(UPDATE: From Michael Totten on today's events, rioting is going on at full steam. Interstingly, "According to a Twitter post from inside Iran, the army announced it will not use force against Iranians, only foreigners." This morning, I pointed out below that Iran's Army is the real wild card in the unfolding scenario and has in the past refused orders to engage Iran's citizens. Declaring neutrality at this early a stage is surprising. If the IRGC moves to quell the riot with their own forces, it now seems slightly more likely that the Army might in fact try to prevent that.")
Since 1979, Iran has been having sham elections. The voting itself was real and relatively fraud free, but the only people allowed to run for office were carefully vetted and approved by the mad mullahs in the Assembly of Experts. As a rule, and particularly since the near revolution in the Terhan Spring of a decade ago, the only people approved were people who expressed no desire to reform the mullahocracy.
This Presidential election started as just one more sham, with the Assembly of Experts only allowing four people to vie for President of Iran out of more than four hundred who applied for the right to run for the office. Ahmedinejad was one of the four, as was Mir-Hossein Mousavi. Mousavi is an unlikely candidate for reform - you can read his blood-stained bio here. That said, during the campaign, he emerged as a candidate for reform relative to Ahmedinejad, and his wife was vocal about women's rights. It seems apparent now that somewhere along the way, Mad Mullah in Chief Khameini decided Mousavi was too dangerous to allow into the President's spot and opted to ACORNize the election, stealing it for Ahmedinejad with massive fraud.
The tinderbox of Iran, that I describe in the post below has been lit. Mousavi is apparently under arrest and Tehran is on fire. Where this ends up is a huge unknown. This from a Times reporter in Tehran:
It's way past midnight in Tehran, but this city is not sleeping. Outside on the streets, people are honking their horns in protest and stretching their hands out of cars making peace signs — a sign of support for Mir-Hossein Mousavi, the opposition candidate apparently defeated by President Mahmoud Ahmadinejad in Iran's presidential election on Friday.
In neighborhoods across north and central Tehran, shouts of "Death to dictator!" fill the air, mostly in female voices, coming from house windows. There are also shouts of "Allah-o Akbar!" — reminiscent of the revolution — on the urging of a communique from Mousavi's office.
Some of Tehran's main streets have been turned into urban battlegrounds.
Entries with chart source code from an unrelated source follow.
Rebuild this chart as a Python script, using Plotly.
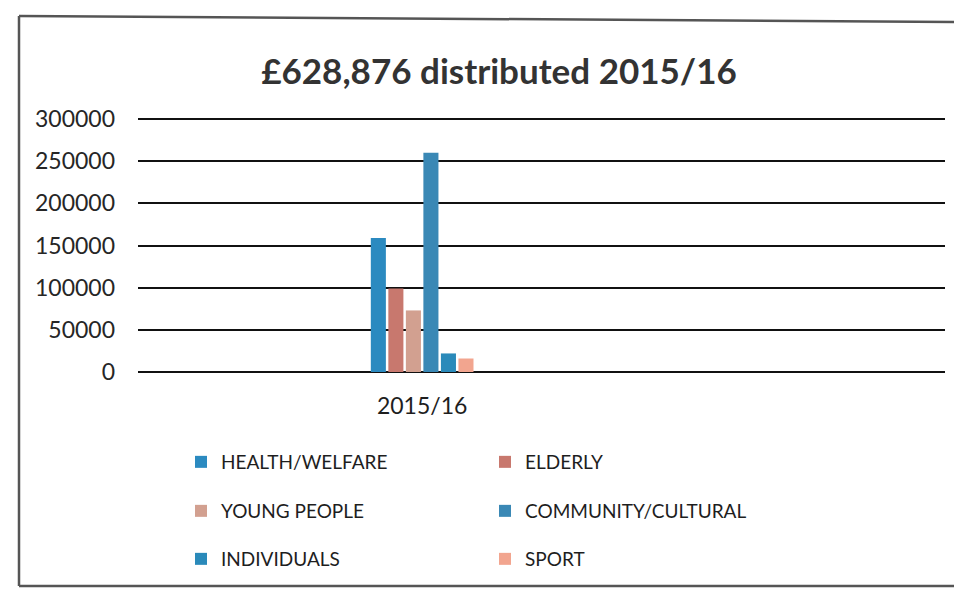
import plotly.graph_objects as go

categories = ["2015/16"]
series_names = ["HEALTH/WELFARE", "ELDERLY", "YOUNG PEOPLE",
                "COMMUNITY/CULTURAL", "INDIVIDUALS", "SPORT"]
series_values = [159000, 99000, 73000, 260000, 22000, 16000]
series_colors = ["#2B8AC0", "#C8786E", "#D2A090", "#3A88B5", "#2A8ABA", "#F2A58F"]
legend_ids = ["legend", "legend", "legend2", "legend2", "legend3", "legend3"]
y_ticks = [0, 50000, 100000, 150000, 200000, 250000, 300000]
title_text = "£628,876 distributed 2015/16"

FONT = "Lato, 'Open Sans', sans-serif"

fig = go.Figure()
for name, val, col, lg in zip(series_names, series_values, series_colors, legend_ids):
    fig.add_trace(go.Bar(x=categories, y=[val], name=name,
                         marker=dict(color=col, line=dict(width=0)),
                         legend=lg))

# figure sized to fit inside the 962x596 window with the page's 8px body margin
W, H = 954, 580
OFF = 8  # page body margin offset: target page coords -> figure coords

# target page-pixel geometry of the plot area
Y_TOP_PX, Y_ZERO_PX = 119, 372
X_LEFT_PX, X_RIGHT_PX = 138, 945
YMAX = 300000
PAD = 1200  # extend range slightly so edge gridlines are drawn
ppu = (Y_ZERO_PX - Y_TOP_PX) / YMAX
T = round(Y_TOP_PX - PAD * ppu) - OFF
Bpx = round(Y_ZERO_PX + PAD * ppu) - OFF
L = X_LEFT_PX - OFF
R = W - (X_RIGHT_PX - OFF)
B = H - Bpx


def cx(px):
    return (px - OFF) / W


def cy(py):
    return 1 - (py - OFF) / H


legend_common = dict(orientation="h", font=dict(family=FONT, size=19, color="#1e1e1e"),
                     entrywidth=259, entrywidthmode="pixels",
                     bgcolor="rgba(0,0,0,0)", xref="container", yref="container",
                     xanchor="left", yanchor="middle", itemclick=False)

fig.update_layout(
    width=W, height=H,
    margin=dict(l=L, r=R, t=T, b=B, autoexpand=False),
    paper_bgcolor="white", plot_bgcolor="white",
    barmode="group", bargap=0.815, bargroupgap=0.14,
    title=dict(text="<b>" + title_text + "</b>", x=cx(499), y=cy(72),
               xref="container", yref="container", xanchor="center", yanchor="middle",
               font=dict(family=FONT, size=35, color="#333333")),
    xaxis=dict(range=[-0.5, 0.92], showgrid=False, zeroline=False, showline=False,
               ticks="", tickfont=dict(family=FONT, size=23, color="#1e1e1e"),
               ticklabelstandoff=17),
    yaxis=dict(range=[-PAD, YMAX + PAD], tickvals=y_ticks, ticktext=[str(v) for v in y_ticks],
               showgrid=True, gridcolor="#111111", gridwidth=2, zeroline=False,
               showline=False, ticks="", tickfont=dict(family=FONT, size=23, color="#262626"),
               ticklabelstandoff=22),
    legend=dict(legend_common, x=cx(181), y=cy(462)),
    legend2=dict(legend_common, x=cx(181), y=cy(511)),
    legend3=dict(legend_common, x=cx(181), y=cy(559)),
    showlegend=True,
)

# chart frame (scanned chart border: top, left and bottom edges only)
pw, ph = W - L - R, H - T - B


def px_x(p):
    return (p - OFF - L) / pw


def px_y(p):
    return ((H - B) - (p - OFF)) / ph


frame_style = dict(color="#555555", width=2.5)
frame_segments = [((19, 16), (960, 22)), ((19, 16), (19, 586)), ((19, 586), (960, 586))]
for (xa, ya), (xb, yb) in frame_segments:
    fig.add_shape(type="line", xref="paper", yref="paper",
                  x0=px_x(xa), y0=px_y(ya), x1=px_x(xb), y1=px_y(yb),
                  line=frame_style, layer="below")

fig.write_html("out.html")
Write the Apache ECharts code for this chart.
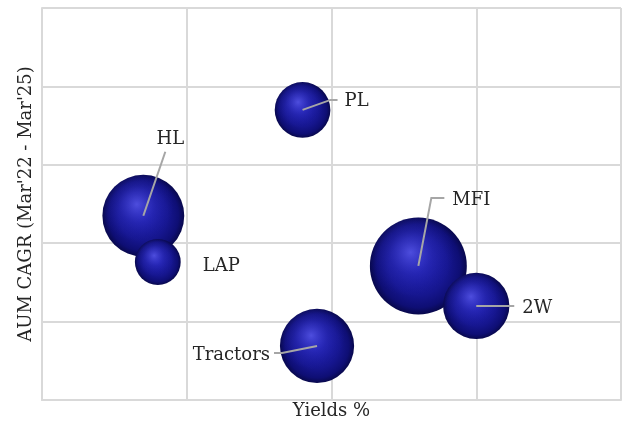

Groups of mostly young men have set large garbage bins on fire in the middle of streets, torn out street signs and fences, broken the windows and ATM machines of state banks, and burnt at least five large buses in the middle of streets. . . .
"They have totally fooled us," said one sad man, a 32-year-old state employee, standing by the roadside. "This time they went too far. They just want to eliminate 'republic' and turn this into an Islamic dictatorship," he said with a sigh.
On Ghaem-Magham Street, a lone chadori woman stood by the roadside, making a peace sign with her index finger wrapped in a green ribbon, saying "Mousavi" to every passing car. Out of 50 cars that passed, all but 5 either honked, rolled down their windows to shout their support, or made peace signs in solidarity.
One man passing by told her, "You wrote Mousavi, they read Ahmadinejad!" She responded: "They're illiterate and need to learn reading."
Then a man in a car moving in the other direction rolled down his window and shouted at her in anger, "You whore! Why are you creating conflict between people?" A basiji (a member of the volunteer paramilitary aligned with Ahmadinejad) charged at her from nowhere with a metal rod and was about to beat her when he was held down and beaten himself by five or six men streaming out of nearby cars.
"I mean, just look at this! If Ahmadinejad won 25 million votes, which they claim, we should be celebrating, right?" an onlooker commented. . . .
And as Tehran burns, I have to give big kudos to Sec. of State Clinton for saying precisely the right thing when asked about the Iranian election and the apparent fraud:
"We are monitoring the situation as it unfolds in Iran, but we, like the rest of the world, are waiting and watching to see what the Iranian people decide."
And the people seem to be doing that as we speak.
One thing to watch is the Iranian military. Iran's military is divided between standard military units that comprise the vast majority of Iran's forces and the Iranian Revolutionary Guard Corps (IRGC), about 125,000 strong. The IRGC is completely loyal to Khameini and are the real power center in Iran. The Army itself is not unquestioningly loyal, and indeed, units have on occasion in the past refused orders from Khameini that involved firing on Iranian citizens. The IRGC has already announced that they will crush any attempts by Mousavi loyalists to start a revolution. If they do, will the Army stay neutral? My guess is that what happens with the non-IRGC military units will ultimately determine whether what appears to be a revolution in its nascent stage actually flowers into anything.
There is no doubt at this point that the fuse has been lit. The only question now is whether it gets stamped out, or whether it lights the tinderbox that is Iran.
1 comment:
"It doesn't matter who votes. What matters is who _counts_ the votes"
I don't know the original source of that quote. (Lenin?) But it's true.